Example #2 – Physical ESXi hosts had hardware issues
Even though BARBRI makes use of virtualization, they also host their own hardware. They keep the hardware builds consistent within the cluster.
In one virtualization cluster, ruxit found a hardware issue:
To me, looking at this issue from the cloud, I didn’t connect the dots. Since Greg had a better grip on the environment, he knows that all his hardware was consistent and something was not working well. He used the notification above and the data below to hone in. Can you see which server stood out from the others in the image below?
Greg described the impact as follows, “Certain file copy functions like rsync were taking longer than expected to finish, but the behavior was not consistent across all servers. The inconsistent behavior made finding the issue difficult, and since it was usually not repeatable it was treated as a temporary network issue. ruxit detected the issue immediately and let BARBRI focus in on resolving the problem.”
The moral of the story
In this case, I’d been telling my own story too much, and not listening enough.

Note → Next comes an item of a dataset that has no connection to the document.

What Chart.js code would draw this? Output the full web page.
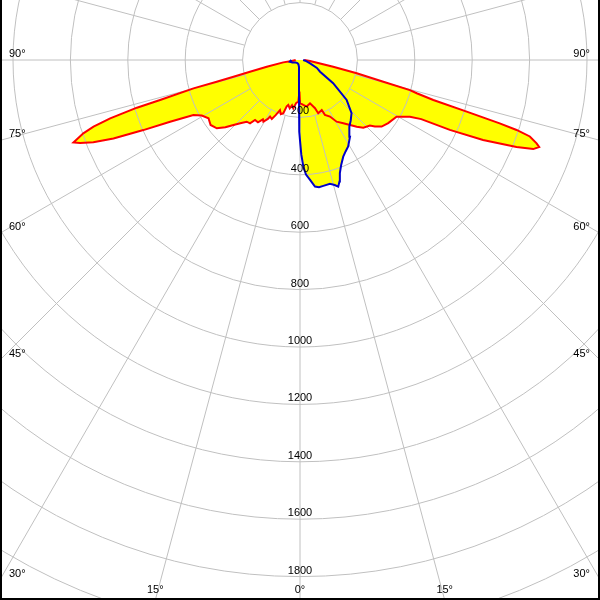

In my 15 years in APM, I’d pigeon holed myself into thinking of performance as page loads, response times, and service calls. Who knew Application centric products could help with infrastructure impact! Other products I’d serviced, and those we competed with didn’t give the whole picture, so I re-defined the problem to suit my purpose, not my customer’s.
Plus, I remembered how much you can learn by picking up the phone, especially in these days of “digital sales and service”. Greg and the BARBRI team gave great context about their problems, and the impact ruxit had. So yes, even when a customer uses your product in ways you didn’t anticipate, they can still be happy.